SUPPLIED MATERIAL »
## begin

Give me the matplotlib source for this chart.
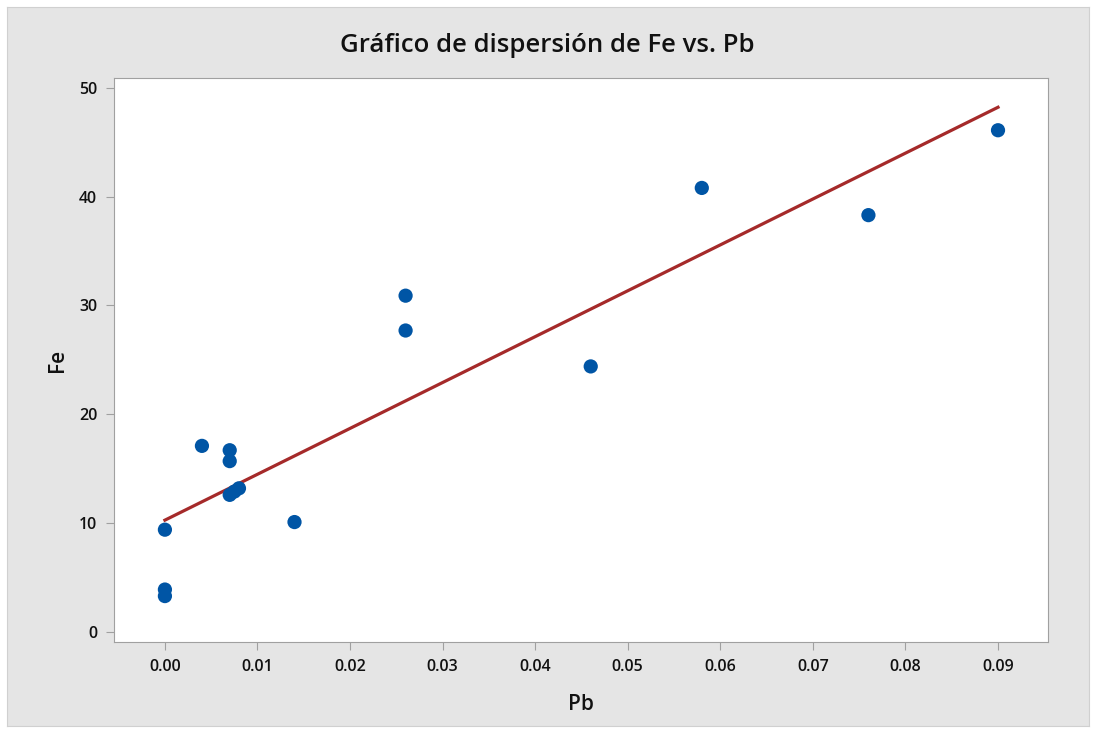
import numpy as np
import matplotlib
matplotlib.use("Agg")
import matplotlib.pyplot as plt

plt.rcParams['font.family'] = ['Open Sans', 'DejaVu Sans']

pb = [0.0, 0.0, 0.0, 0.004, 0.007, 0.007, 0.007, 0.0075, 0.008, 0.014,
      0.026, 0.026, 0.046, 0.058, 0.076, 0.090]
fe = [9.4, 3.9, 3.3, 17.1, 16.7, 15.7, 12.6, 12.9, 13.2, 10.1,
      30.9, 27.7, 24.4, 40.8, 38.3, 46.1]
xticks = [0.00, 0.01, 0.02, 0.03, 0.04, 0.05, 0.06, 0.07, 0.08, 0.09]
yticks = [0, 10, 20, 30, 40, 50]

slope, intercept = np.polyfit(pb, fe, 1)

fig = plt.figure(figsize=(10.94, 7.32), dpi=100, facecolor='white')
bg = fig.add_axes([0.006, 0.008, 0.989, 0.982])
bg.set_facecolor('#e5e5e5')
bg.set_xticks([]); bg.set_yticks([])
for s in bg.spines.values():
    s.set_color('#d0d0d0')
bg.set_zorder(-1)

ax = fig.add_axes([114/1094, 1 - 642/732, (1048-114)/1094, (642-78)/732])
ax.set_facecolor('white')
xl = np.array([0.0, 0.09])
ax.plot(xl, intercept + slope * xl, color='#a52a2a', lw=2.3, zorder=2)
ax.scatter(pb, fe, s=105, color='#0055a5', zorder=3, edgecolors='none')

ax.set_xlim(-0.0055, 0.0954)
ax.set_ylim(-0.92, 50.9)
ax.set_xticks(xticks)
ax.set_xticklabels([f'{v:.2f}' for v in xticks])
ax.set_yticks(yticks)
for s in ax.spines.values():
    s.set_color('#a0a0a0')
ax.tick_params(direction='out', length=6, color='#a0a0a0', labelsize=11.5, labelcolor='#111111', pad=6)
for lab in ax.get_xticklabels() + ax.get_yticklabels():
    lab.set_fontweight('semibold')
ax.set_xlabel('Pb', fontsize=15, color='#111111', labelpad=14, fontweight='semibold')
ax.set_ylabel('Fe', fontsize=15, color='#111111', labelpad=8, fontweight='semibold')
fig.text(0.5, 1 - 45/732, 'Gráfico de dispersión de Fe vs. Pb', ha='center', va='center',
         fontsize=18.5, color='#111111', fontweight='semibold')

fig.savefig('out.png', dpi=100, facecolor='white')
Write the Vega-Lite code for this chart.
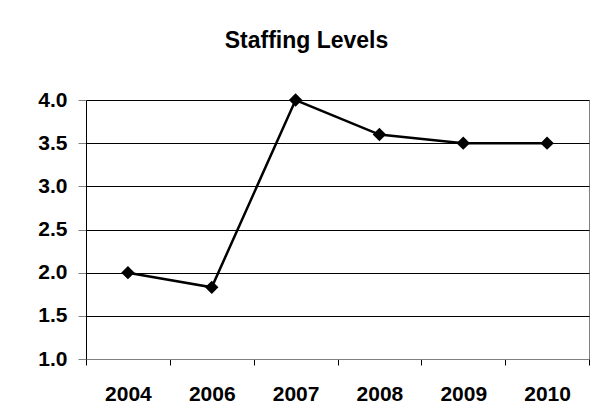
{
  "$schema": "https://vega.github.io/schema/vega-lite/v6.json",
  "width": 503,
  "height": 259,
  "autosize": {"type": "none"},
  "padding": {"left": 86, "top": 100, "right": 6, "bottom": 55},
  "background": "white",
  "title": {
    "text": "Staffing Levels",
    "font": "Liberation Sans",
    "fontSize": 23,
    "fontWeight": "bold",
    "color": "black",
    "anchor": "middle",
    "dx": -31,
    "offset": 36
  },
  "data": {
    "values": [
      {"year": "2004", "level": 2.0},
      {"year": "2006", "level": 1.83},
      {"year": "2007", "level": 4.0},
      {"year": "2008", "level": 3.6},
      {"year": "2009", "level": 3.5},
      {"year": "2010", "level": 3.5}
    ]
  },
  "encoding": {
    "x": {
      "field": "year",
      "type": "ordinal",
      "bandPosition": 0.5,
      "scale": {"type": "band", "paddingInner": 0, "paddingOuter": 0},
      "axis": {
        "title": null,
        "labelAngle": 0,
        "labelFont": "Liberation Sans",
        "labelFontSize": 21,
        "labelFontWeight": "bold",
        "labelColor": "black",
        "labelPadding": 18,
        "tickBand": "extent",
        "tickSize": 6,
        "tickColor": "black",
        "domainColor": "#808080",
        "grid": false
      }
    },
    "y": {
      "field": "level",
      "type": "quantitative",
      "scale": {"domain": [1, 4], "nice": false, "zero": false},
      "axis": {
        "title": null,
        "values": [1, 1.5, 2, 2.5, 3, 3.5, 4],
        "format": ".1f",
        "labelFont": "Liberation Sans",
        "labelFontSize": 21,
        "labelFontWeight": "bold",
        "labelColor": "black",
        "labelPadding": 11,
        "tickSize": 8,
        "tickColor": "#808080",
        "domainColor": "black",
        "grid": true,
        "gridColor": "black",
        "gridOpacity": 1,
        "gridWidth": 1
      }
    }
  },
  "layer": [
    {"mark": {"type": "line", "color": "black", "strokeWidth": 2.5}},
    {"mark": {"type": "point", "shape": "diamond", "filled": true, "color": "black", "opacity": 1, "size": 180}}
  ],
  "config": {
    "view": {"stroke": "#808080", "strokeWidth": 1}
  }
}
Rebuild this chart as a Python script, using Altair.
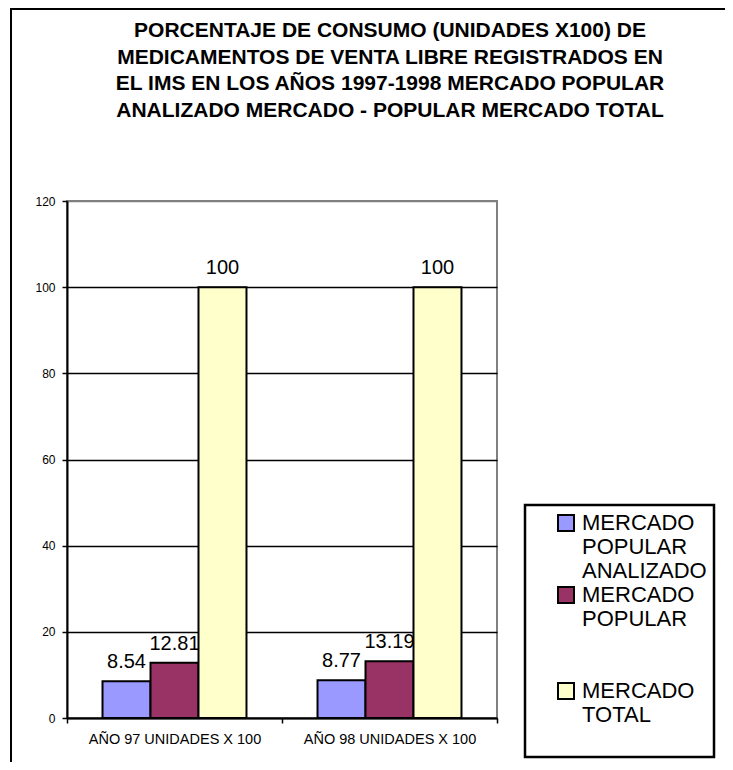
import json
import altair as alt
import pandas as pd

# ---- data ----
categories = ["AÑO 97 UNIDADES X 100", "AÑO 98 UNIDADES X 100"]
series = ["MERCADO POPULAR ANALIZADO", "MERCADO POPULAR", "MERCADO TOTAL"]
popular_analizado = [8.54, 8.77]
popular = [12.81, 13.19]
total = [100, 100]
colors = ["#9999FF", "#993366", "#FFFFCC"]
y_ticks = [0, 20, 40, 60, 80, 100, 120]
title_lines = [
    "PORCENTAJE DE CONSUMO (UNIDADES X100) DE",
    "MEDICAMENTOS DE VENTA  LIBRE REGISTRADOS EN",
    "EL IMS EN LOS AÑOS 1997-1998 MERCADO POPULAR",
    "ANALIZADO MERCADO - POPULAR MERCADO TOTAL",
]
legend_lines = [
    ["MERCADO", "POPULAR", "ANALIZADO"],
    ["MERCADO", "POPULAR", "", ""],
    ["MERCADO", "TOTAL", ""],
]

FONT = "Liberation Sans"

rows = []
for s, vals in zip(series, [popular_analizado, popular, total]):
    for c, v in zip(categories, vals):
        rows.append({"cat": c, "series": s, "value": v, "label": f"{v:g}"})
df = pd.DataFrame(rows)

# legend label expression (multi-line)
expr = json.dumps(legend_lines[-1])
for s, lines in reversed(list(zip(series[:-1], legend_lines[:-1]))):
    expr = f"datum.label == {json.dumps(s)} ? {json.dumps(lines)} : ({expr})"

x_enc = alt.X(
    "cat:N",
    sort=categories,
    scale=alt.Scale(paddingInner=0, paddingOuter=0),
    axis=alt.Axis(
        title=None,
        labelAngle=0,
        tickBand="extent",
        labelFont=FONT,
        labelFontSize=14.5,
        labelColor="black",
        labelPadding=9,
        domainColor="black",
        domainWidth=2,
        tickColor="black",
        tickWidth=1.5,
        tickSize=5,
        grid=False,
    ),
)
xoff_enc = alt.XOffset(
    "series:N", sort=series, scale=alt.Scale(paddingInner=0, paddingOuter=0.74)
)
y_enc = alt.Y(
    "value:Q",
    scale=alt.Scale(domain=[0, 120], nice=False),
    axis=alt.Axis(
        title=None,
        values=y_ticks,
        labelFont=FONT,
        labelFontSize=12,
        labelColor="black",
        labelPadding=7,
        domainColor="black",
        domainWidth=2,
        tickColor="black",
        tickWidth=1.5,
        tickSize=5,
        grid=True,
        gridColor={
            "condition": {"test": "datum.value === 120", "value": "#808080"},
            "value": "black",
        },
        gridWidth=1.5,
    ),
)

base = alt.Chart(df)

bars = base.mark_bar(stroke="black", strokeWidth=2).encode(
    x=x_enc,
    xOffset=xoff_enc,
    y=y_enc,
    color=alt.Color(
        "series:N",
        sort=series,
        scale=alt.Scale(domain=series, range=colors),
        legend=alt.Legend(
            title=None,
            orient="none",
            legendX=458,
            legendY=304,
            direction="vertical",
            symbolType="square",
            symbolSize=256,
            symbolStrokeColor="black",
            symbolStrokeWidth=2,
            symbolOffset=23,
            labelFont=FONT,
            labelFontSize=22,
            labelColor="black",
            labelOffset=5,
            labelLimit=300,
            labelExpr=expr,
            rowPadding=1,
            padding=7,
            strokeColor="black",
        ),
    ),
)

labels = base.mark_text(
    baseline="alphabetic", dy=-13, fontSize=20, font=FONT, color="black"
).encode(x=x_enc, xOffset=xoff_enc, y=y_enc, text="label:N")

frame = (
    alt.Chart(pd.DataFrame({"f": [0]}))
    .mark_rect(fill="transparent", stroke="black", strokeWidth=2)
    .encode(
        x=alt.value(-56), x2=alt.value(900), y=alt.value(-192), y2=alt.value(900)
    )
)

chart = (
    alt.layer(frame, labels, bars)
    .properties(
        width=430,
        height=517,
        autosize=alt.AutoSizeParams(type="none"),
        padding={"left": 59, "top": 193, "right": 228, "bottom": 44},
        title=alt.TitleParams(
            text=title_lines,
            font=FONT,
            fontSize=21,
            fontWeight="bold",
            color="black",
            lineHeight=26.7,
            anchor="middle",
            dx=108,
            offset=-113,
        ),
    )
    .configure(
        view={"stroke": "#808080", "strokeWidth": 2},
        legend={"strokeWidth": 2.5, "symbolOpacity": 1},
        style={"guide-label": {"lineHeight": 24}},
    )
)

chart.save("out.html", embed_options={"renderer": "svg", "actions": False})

## end

Transcribe, from the records above, the first line and every line after it up to and including the line with "bg.set_zorder(-1)"; omit pictures.

Give me the matplotlib source for this chart.
import numpy as np
import matplotlib
matplotlib.use("Agg")
import matplotlib.pyplot as plt

plt.rcParams['font.family'] = ['Open Sans', 'DejaVu Sans']

pb = [0.0, 0.0, 0.0, 0.004, 0.007, 0.007, 0.007, 0.0075, 0.008, 0.014,
      0.026, 0.026, 0.046, 0.058, 0.076, 0.090]
fe = [9.4, 3.9, 3.3, 17.1, 16.7, 15.7, 12.6, 12.9, 13.2, 10.1,
      30.9, 27.7, 24.4, 40.8, 38.3, 46.1]
xticks = [0.00, 0.01, 0.02, 0.03, 0.04, 0.05, 0.06, 0.07, 0.08, 0.09]
yticks = [0, 10, 20, 30, 40, 50]

slope, intercept = np.polyfit(pb, fe, 1)

fig = plt.figure(figsize=(10.94, 7.32), dpi=100, facecolor='white')
bg = fig.add_axes([0.006, 0.008, 0.989, 0.982])
bg.set_facecolor('#e5e5e5')
bg.set_xticks([]); bg.set_yticks([])
for s in bg.spines.values():
    s.set_color('#d0d0d0')
bg.set_zorder(-1)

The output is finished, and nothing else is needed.